▸ Work required
Records follow. Copy every line with "this".

▸ Exercise materials
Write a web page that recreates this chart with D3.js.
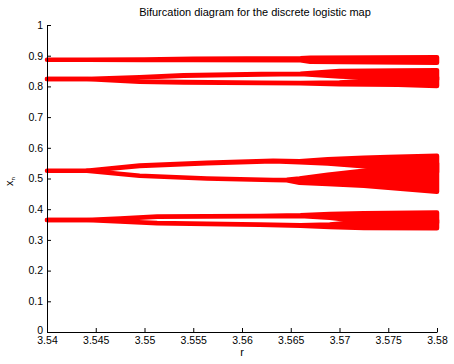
<!DOCTYPE html>
<html>
<head>
<meta charset="utf-8">
<script src="https://cdn.jsdelivr.net/npm/d3@7"></script>
<style>
  body { margin: 0; background: #fff; }
  text { font-family: "Liberation Sans", Arial, sans-serif; }
</style>
</head>
<body>
<script>
// tick values
const rTicks = [3.54, 3.545, 3.55, 3.555, 3.56, 3.565, 3.57, 3.575, 3.58];
const xTicks = [0, 0.1, 0.2, 0.3, 0.4, 0.5, 0.6, 0.7, 0.8, 0.9, 1];

// bands of the attractor: r, lower x, upper x
const topR  = [3.54, 3.5441, 3.55, 3.555, 3.566, 3.567, 3.58];
const topLo = [0.887, 0.887, 0.886, 0.886, 0.885, 0.880, 0.877];
const topHi = [0.887, 0.887, 0.888, 0.890, 0.892, 0.893, 0.895];

const secR    = [3.54, 3.5441, 3.5495, 3.554, 3.562, 3.566, 3.570, 3.576, 3.58];
const secUpLo = [0.824, 0.824, 0.829, 0.835, 0.839, 0.840, 0.832, 0.825, 0.822];
const secUpHi = [0.824, 0.824, 0.830, 0.836, 0.840, 0.841, 0.850, 0.852, 0.853];
const secDnLo = [0.824, 0.824, 0.815, 0.813, 0.811, 0.810, 0.807, 0.805, 0.801];
const secDnHi = [0.824, 0.824, 0.816, 0.814, 0.812, 0.811, 0.813, 0.825, 0.830];

const midUpR  = [3.54, 3.5441, 3.5495, 3.5564, 3.5632, 3.5659, 3.5688, 3.5725, 3.575, 3.58];
const midUpLo = [0.5255, 0.5255, 0.541, 0.550, 0.556, 0.553, 0.549, 0.540, 0.530, 0.520];
const midUpHi = [0.5255, 0.5255, 0.542, 0.551, 0.558, 0.556, 0.563, 0.568, 0.570, 0.574];

const midDnR  = [3.5441, 3.5495, 3.5564, 3.5632, 3.5646, 3.5659, 3.5688, 3.5725, 3.575, 3.58];
const midDnLo = [0.5255, 0.509, 0.500, 0.495, 0.494, 0.486, 0.482, 0.476, 0.470, 0.457];
const midDnHi = [0.5255, 0.509, 0.500, 0.495, 0.496, 0.500, 0.512, 0.525, 0.535, 0.550];

const lowR    = [3.54, 3.5441, 3.5475, 3.5513, 3.5564, 3.5618, 3.566, 3.569, 3.5725, 3.58];
const lowUpLo = [0.3648, 0.3648, 0.369, 0.375, 0.376, 0.377, 0.378, 0.372, 0.360, 0.355];
const lowUpHi = [0.3648, 0.3648, 0.370, 0.376, 0.377, 0.378, 0.380, 0.384, 0.387, 0.389];
const lowDnLo = [0.3648, 0.3648, 0.360, 0.354, 0.352, 0.349, 0.346, 0.342, 0.339, 0.338];
const lowDnHi = [0.3648, 0.3648, 0.360, 0.355, 0.353, 0.350, 0.348, 0.350, 0.360, 0.365];

const W = 454, H = 364;
const margin = {top: 25, right: 17, bottom: 32, left: 47};

const svg = d3.select("body").append("svg")
    .attr("width", W)
    .attr("height", H);

const x = d3.scaleLinear().domain([3.54, 3.58]).range([margin.left, W - margin.right]);
const y = d3.scaleLinear().domain([0, 1]).range([H - margin.bottom, margin.top]);

// build band list
const band = (r, lo, hi) => r.map((v, i) => ({r: v, lo: lo[i], hi: hi[i]}));
const bands = [
    band(topR, topLo, topHi),
    band(secR, secUpLo, secUpHi),
    band(secR, secDnLo, secDnHi),
    band(midUpR, midUpLo, midUpHi),
    band(midDnR, midDnLo, midDnHi),
    band(lowR, lowUpLo, lowUpHi),
    band(lowR, lowDnLo, lowDnHi)
];

const area = d3.area()
    .x(d => x(d.r))
    .y0(d => y(d.lo))
    .y1(d => y(d.hi));

svg.append("g").selectAll("path")
    .data(bands)
    .join("path")
        .attr("d", area)
        .attr("fill", "#ff0000")
        .attr("stroke", "#ff0000")
        .attr("stroke-width", 4.5)
        .attr("stroke-linejoin", "round");

// axes (ticks point inward)
const xAxis = svg.append("g")
    .attr("transform", `translate(0,${H - margin.bottom})`)
    .call(d3.axisBottom(x).tickValues(rTicks).tickSizeInner(-4).tickSizeOuter(0)
        .tickPadding(5).tickFormat(d3.format("")));
const yAxis = svg.append("g")
    .attr("transform", `translate(${margin.left},0)`)
    .call(d3.axisLeft(y).tickValues(xTicks).tickSizeInner(-4).tickSizeOuter(0)
        .tickPadding(4).tickFormat(d3.format("")));

[xAxis, yAxis].forEach(g => {
    g.select(".domain").attr("stroke", "#000");
    g.selectAll(".tick line").attr("stroke", "#000");
    g.selectAll(".tick text").attr("fill", "#000")
        .style("font-family", "'Liberation Sans', Arial, sans-serif")
        .style("font-size", "10.5px");
});
// the "0" sits a little higher, clear of the r labels
yAxis.selectAll(".tick text").filter(d => d === 0).attr("dy", "0.1em");

// title and labels
svg.append("text")
    .attr("x", 255).attr("y", 16)
    .attr("text-anchor", "middle")
    .style("font-size", "11px")
    .text("Bifurcation diagram for the discrete logistic map");

svg.append("text")
    .attr("x", x(3.56)).attr("y", 356)
    .attr("text-anchor", "middle")
    .style("font-size", "11px")
    .text("r");

const yl = svg.append("text")
    .attr("transform", `translate(13,${y(0.49)}) rotate(-90)`)
    .attr("text-anchor", "middle")
    .style("font-size", "11px");
yl.append("tspan").text("x");
yl.append("tspan").attr("dy", 2).style("font-size", "6px").text("n");
</script>
</body>
</html>
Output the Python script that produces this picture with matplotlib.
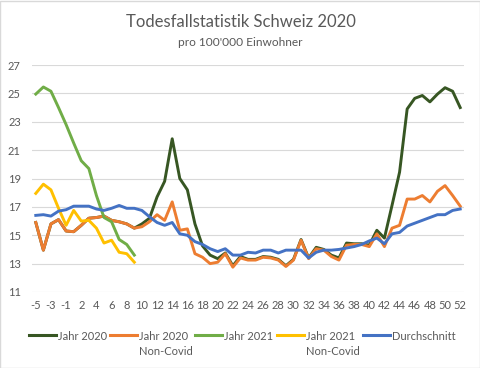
import matplotlib
matplotlib.use("Agg")
import matplotlib.pyplot as plt
from matplotlib.lines import Line2D
from matplotlib.patches import Rectangle

plt.rcParams['font.family'] = ['Lato', 'DejaVu Sans']

# ---------------------------------------------------------------
# Data (per 100'000 inhabitants, by calendar week)
# ---------------------------------------------------------------
weeks = [-5, -4, -3, -2, -1] + list(range(1, 53))
tick_labels = [str(w) if i % 2 == 0 else '' for i, w in enumerate(weeks)]

jahr_2020 = [15.9, 13.95, 15.8, 16.1, 15.3, 15.25, 15.7, 16.2, 16.25, 16.35,
             16.05, 15.95, 15.8, 15.5, 15.8, 16.2, 17.7, 18.8, 21.8, 19.0,
             18.2, 15.8, 14.25, 13.6, 13.35, 13.75, 12.85, 13.5, 13.3, 13.3,
             13.5, 13.45, 13.3, 12.85, 13.3, 14.7, 13.4, 14.15, 14.0, 13.6,
             13.4, 14.45, 14.4, 14.4, 14.3, 15.35, 14.8, 17.1, 19.45, 23.9,
             24.65, 24.85, 24.4, 24.95, 25.4, 25.15, 24.0]

jahr_2020_noncovid = [15.9, 13.95, 15.8, 16.1, 15.3, 15.25, 15.7, 16.2, 16.25, 16.35,
                      16.05, 15.95, 15.8, 15.5, 15.6, 15.95, 16.45, 16.05, 17.35, 15.35,
                      15.45, 13.7, 13.45, 13.0, 13.1, 13.7, 12.75, 13.4, 13.25, 13.25,
                      13.45, 13.4, 13.25, 12.8, 13.25, 14.65, 13.35, 14.05, 13.95, 13.5,
                      13.25, 14.3, 14.35, 14.35, 14.2, 15.1, 14.2, 15.5, 15.7, 17.55,
                      17.55, 17.8, 17.35, 18.1, 18.5, 17.8, 17.05]

jahr_2021 = [24.95, 25.45, 25.15, 24.0, 22.8, 21.5, 20.25, 19.7, 17.8, 16.25,
             15.95, 14.7, 14.35, 13.6]

jahr_2021_noncovid = [17.95, 18.6, 18.2, 16.9, 15.7, 16.75, 16.0, 16.05, 15.5, 14.45,
                      14.65, 13.8, 13.7, 13.1]

durchschnitt = [16.4, 16.45, 16.35, 16.7, 16.8, 17.05, 17.05, 17.05, 16.85, 16.75,
                16.9, 17.1, 16.9, 16.9, 16.75, 16.3, 15.9, 15.7, 15.9, 15.1,
                15.0, 14.55, 14.35, 14.05, 13.85, 14.05, 13.6, 13.6, 13.8, 13.75,
                13.95, 13.95, 13.75, 13.95, 13.95, 13.95, 13.4, 13.8, 13.95, 13.95,
                14.0, 14.1, 14.2, 14.35, 14.6, 14.8, 14.4, 15.1, 15.2, 15.65,
                15.85, 16.05, 16.25, 16.45, 16.45, 16.75, 16.85]

series = [
    ('Jahr 2020', jahr_2020, '#375623'),
    ('Jahr 2020\nNon-Covid', jahr_2020_noncovid, '#ED7D31'),
    ('Jahr 2021', jahr_2021, '#70AD47'),
    ('Jahr 2021\nNon-Covid', jahr_2021_noncovid, '#FFC000'),
    ('Durchschnitt', durchschnitt, '#4472C4'),
]

txt = '#595959'
grid = '#d9d9d9'

# ---------------------------------------------------------------
# Figure
# ---------------------------------------------------------------
fig = plt.figure(figsize=(4.81, 3.68), dpi=100)
ax = fig.add_axes([32 / 481, 1 - 292 / 368, 432 / 481, 227 / 368])

x = list(range(len(weeks)))
for name, vals, col in series:
    ax.plot(x[:len(vals)], vals, color=col, lw=2.1, solid_joinstyle='round')

ax.set_xlim(-0.5, len(weeks) - 0.5)
ax.set_ylim(11, 27)
ax.set_yticks(range(11, 28, 2))
ax.set_xticks(x)
ax.set_xticklabels(tick_labels)
ax.tick_params(axis='both', length=0, colors=txt, labelsize=8)
ax.tick_params(axis='y', pad=8)
ax.tick_params(axis='x', pad=6)
ax.grid(axis='y', color=grid, lw=0.8)
ax.set_axisbelow(True)
for s in ax.spines.values():
    s.set_visible(False)

# titles
fig.text(0.5, 1 - 22 / 368, 'Todesfallstatistik Schweiz 2020', ha='center', va='center',
         fontsize=12, color=txt)
fig.text(0.5, 1 - 42 / 368, "pro 100'000 Einwohner", ha='center', va='center',
         fontsize=8.6, color=txt)

# legend, handle aligned with the first text line
leg_x = [(29, 56, 58), (110, 137, 139), (195, 222, 224), (277, 304, 306), (363, 390, 392)]
ly = 1 - 335 / 368
for (name, vals, col), (x0, x1, tx) in zip(series, leg_x):
    fig.add_artist(Line2D([x0 / 481, x1 / 481], [ly, ly], color=col, lw=2.2,
                          transform=fig.transFigure))
    fig.text(tx / 481, ly + 0.012, name, ha='left', va='top', fontsize=8, color=txt,
             linespacing=1.45)

fig.add_artist(Rectangle((0.001, 0.001), 0.997, 0.996, transform=fig.transFigure,
                         fill=False, edgecolor=grid, lw=1))

fig.savefig('out.png', dpi=100)
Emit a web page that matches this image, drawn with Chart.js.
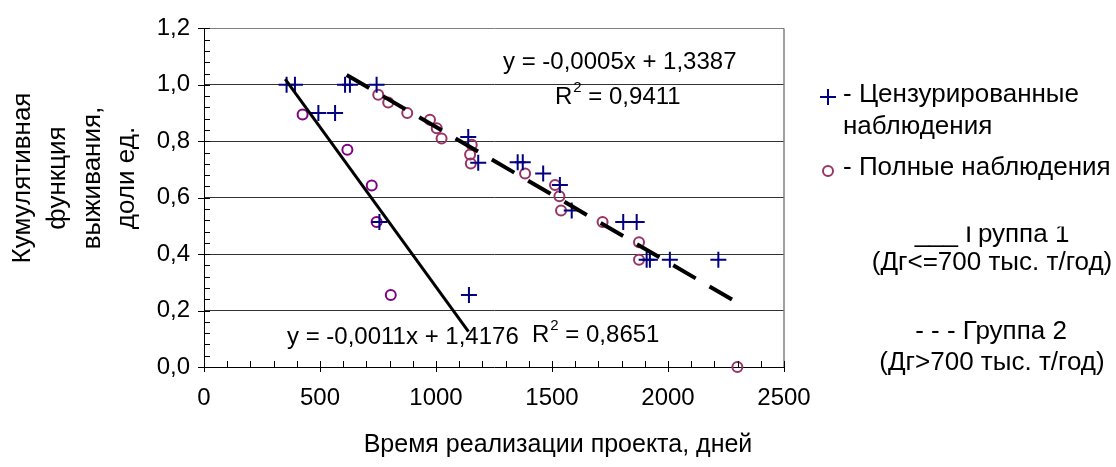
<!DOCTYPE html>
<html>
<head>
<meta charset="utf-8">
<script src="https://cdn.jsdelivr.net/npm/chart.js@4/dist/chart.umd.min.js"></script>
<style>
  html, body { margin: 0; padding: 0; background: #fff; }
  #wrap { width: 1116px; height: 467px; }
</style>
</head>
<body>
<div id="wrap"><canvas id="survivalChart" width="1116" height="467"></canvas></div>
<script>
// группа 1 (Дг<=700) - цензурированные / полные наблюдения
const g1CensX = [356, 392, 493, 565, 756, 1142];
const g1CensY = [1.0, 1.0, 0.9, 0.9, 0.514, 0.255];
const g1FullX = [425, 618, 723, 744, 805];
const g1FullY = [0.895, 0.77, 0.643, 0.514, 0.255];

// группа 2 (Дг>700)
const g2CensX = [608, 629, 744, 1139, 1182, 1352, 1374, 1462, 1534, 1585, 1807, 1865, 1908, 1922, 2008, 2217];
const g2CensY = [1.0, 1.0, 1.0, 0.815, 0.724, 0.726, 0.726, 0.686, 0.645, 0.555, 0.514, 0.514, 0.38, 0.38, 0.38, 0.38];
const g2FullX = [751, 794, 876, 974, 1003, 1024, 1154, 1147, 1150, 1384, 1513, 1532, 1539, 1718, 1875, 1875, 2299];
const g2FullY = [0.965, 0.937, 0.90, 0.876, 0.846, 0.81, 0.788, 0.753, 0.721, 0.686, 0.645, 0.605, 0.555, 0.514, 0.442, 0.38, 0.0];

// линии тренда (концы, как на рисунке)
const trend1X = [350, 1140];
const trend1Y = [1.02, 0.125];
const trend2X = [615, 2299];
const trend2Y = [1.035, 0.228];

const xTicks = [0, 500, 1000, 1500, 2000, 2500];
const yTicks = [0, 0.2, 0.4, 0.6, 0.8, 1.0, 1.2];

const FONT = '"Liberation Sans", Arial, sans-serif';
const NAVY = '#000080';
const PURPLE = '#800080';
const PLUM = '#993366';

const pts = (xs, ys) => xs.map((x, i) => ({ x: x, y: ys[i] }));

// оси, засечки, подписи, легенда
const decorPlugin = {
    id: 'decor',
    afterDraw(chart) {
        const ctx = chart.ctx;
        const xs = chart.scales.x, ys = chart.scales.y;
        const area = chart.chartArea;
        ctx.save();

        // рамка справа
        ctx.strokeStyle = '#808080';
        ctx.lineWidth = 1.5;
        ctx.beginPath();
        ctx.moveTo(area.right, area.top);
        ctx.lineTo(area.right, area.bottom);
        ctx.stroke();

        // засечки оси Y
        ctx.strokeStyle = '#000';
        ctx.lineWidth = 1;
        for (let v = 0; v <= 1.2001; v += 0.04) {
            const py = Math.round(ys.getPixelForValue(v)) + 0.5;
            const major = Math.abs(v / 0.2 - Math.round(v / 0.2)) < 1e-6;
            ctx.beginPath();
            ctx.moveTo(area.left - (major ? 6 : 0), py);
            ctx.lineTo(area.left + 6, py);
            ctx.stroke();
        }
        // засечки оси X
        for (let v = 0; v <= 2500; v += 100) {
            const px = Math.round(xs.getPixelForValue(v)) + 0.5;
            const major = v % 500 === 0;
            ctx.beginPath();
            ctx.moveTo(px, area.bottom + (major ? 5 : 0));
            ctx.lineTo(px, area.bottom - 6);
            ctx.stroke();
        }

        ctx.fillStyle = '#000';
        ctx.textBaseline = 'middle';

        // подпись оси Y
        const yTitle = ['Кумулятивная', 'функция', 'выживания,', 'доли ед.'];
        ctx.font = '26px ' + FONT;
        ctx.save();
        ctx.translate(0, 178);
        ctx.rotate(-Math.PI / 2);
        ctx.textAlign = 'center';
        yTitle.forEach((t, i) => ctx.fillText(t, 0, 23 + i * 34.7));
        ctx.restore();

        // подпись оси X
        ctx.font = '25px ' + FONT;
        ctx.textAlign = 'center';
        ctx.fillText('Время реализации проекта, дней', 558, 445);

        // уравнения трендов
        ctx.font = '24px ' + FONT;
        ctx.textAlign = 'left';
        const rSquared = (x, y, val) => {
            ctx.fillText('R', x, y);
            const w = ctx.measureText('R').width;
            ctx.font = '15px ' + FONT;
            ctx.fillText('2', x + w + 1, y - 9);
            const w2 = ctx.measureText('2').width;
            ctx.font = '24px ' + FONT;
            ctx.fillText(' = ' + val, x + w + w2 + 1, y);
        };
        ctx.fillText('y = -0,0005x + 1,3387', 503, 62);
        rSquared(555, 97, '0,9411');
        ctx.fillText('y = -0,0011x + 1,4176', 287, 337);
        rSquared(532, 335, '0,8651');

        // легенда
        ctx.strokeStyle = NAVY;
        ctx.lineWidth = 2;
        ctx.beginPath();
        ctx.moveTo(820, 97); ctx.lineTo(836, 97);
        ctx.moveTo(828, 89); ctx.lineTo(828, 105);
        ctx.stroke();
        ctx.strokeStyle = PLUM;
        ctx.beginPath();
        ctx.arc(828, 171, 5, 0, Math.PI * 2);
        ctx.stroke();

        ctx.font = '26px ' + FONT;
        ctx.fillText('- Цензурированные', 843, 95);
        ctx.fillText('наблюдения', 843, 127);
        ctx.fillText('- Полные наблюдения', 843, 168);
        ctx.textAlign = 'center';
        ctx.fillText('___ Группа 1', 992, 235);
        // верх строки перекрыт на исходном рисунке
        ctx.fillStyle = '#fff';
        ctx.fillRect(945, 212, 130, 14.5);
        ctx.fillStyle = '#000';
        ctx.fillText('(Дг<=700 тыс. т/год)', 992, 263);
        ctx.fillText('- - - Группа 2', 991, 332);
        ctx.fillText('(Дг>700 тыс. т/год)', 992, 363);

        ctx.restore();
    }
};

const survivalChart = new Chart(document.getElementById('survivalChart').getContext('2d'), {
    type: 'scatter',
    data: {
        datasets: [
            {
                label: 'Тренд 1',
                data: pts(trend1X, trend1Y),
                showLine: true,
                borderColor: '#000',
                borderWidth: 3,
                pointRadius: 0,
                order: 0
            },
            {
                label: 'Тренд 2',
                data: pts(trend2X, trend2Y),
                showLine: true,
                borderColor: '#000',
                borderWidth: 4,
                borderDash: [26, 16],
                borderCapStyle: 'butt',
                pointRadius: 0,
                order: 0
            },
            {
                label: 'Группа 1 - цензурированные',
                data: pts(g1CensX, g1CensY),
                pointStyle: 'cross',
                pointRadius: 8,
                pointBorderWidth: 2,
                pointBorderColor: NAVY,
                order: 1
            },
            {
                label: 'Группа 1 - полные',
                data: pts(g1FullX, g1FullY),
                pointStyle: 'circle',
                pointRadius: 5,
                pointBorderWidth: 2,
                pointBorderColor: PURPLE,
                pointBackgroundColor: 'rgba(0,0,0,0)',
                order: 1
            },
            {
                label: 'Группа 2 - цензурированные',
                data: pts(g2CensX, g2CensY),
                pointStyle: 'cross',
                pointRadius: 8,
                pointBorderWidth: 2,
                pointBorderColor: NAVY,
                order: 1
            },
            {
                label: 'Группа 2 - полные',
                data: pts(g2FullX, g2FullY),
                pointStyle: 'circle',
                pointRadius: 5,
                pointBorderWidth: 2,
                pointBorderColor: PLUM,
                pointBackgroundColor: 'rgba(0,0,0,0)',
                order: 1
            }
        ]
    },
    options: {
        responsive: false,
        animation: false,
        events: [],
        devicePixelRatio: 1,
        clip: false,
        layout: {
            padding: { left: 0, right: 332, top: 24, bottom: 0 }
        },
        plugins: {
            legend: { display: false },
            tooltip: { enabled: false }
        },
        scales: {
            x: {
                type: 'linear',
                min: 0,
                max: 2500,
                afterBuildTicks: s => { s.ticks = xTicks.map(v => ({ value: v })); },
                afterFit: s => { s.height = 100; },
                ticks: {
                    color: '#000',
                    font: { family: FONT, size: 24 },
                    padding: 17,
                    maxRotation: 0,
                    callback: v => String(v)
                },
                grid: { display: false, drawTicks: false },
                border: { display: true, color: '#000', width: 1 }
            },
            y: {
                type: 'linear',
                min: 0,
                max: 1.2,
                afterBuildTicks: s => { s.ticks = yTicks.map(v => ({ value: v })); },
                afterFit: s => { s.width = 204; },
                ticks: {
                    color: '#000',
                    font: { family: FONT, size: 24 },
                    padding: 14,
                    callback: v => v.toFixed(1).replace('.', ',')
                },
                grid: {
                    drawTicks: false,
                    lineWidth: 1,
                    color: c => {
                        const v = c.tick ? c.tick.value : 0;
                        if (Math.abs(v - 1.2) < 1e-6) return '#808080';
                        if (Math.abs(v) < 1e-6) return 'rgba(0,0,0,0)';
                        return '#333';
                    }
                },
                border: { display: true, color: '#000', width: 1 }
            }
        }
    },
    plugins: [decorPlugin]
});
</script>
</body>
</html>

▸ Exercise result
Write a web page that recreates this chart with D3.js.
Output the Python script that produces this picture with matplotlib.
Emit a web page that matches this image, drawn with Chart.js.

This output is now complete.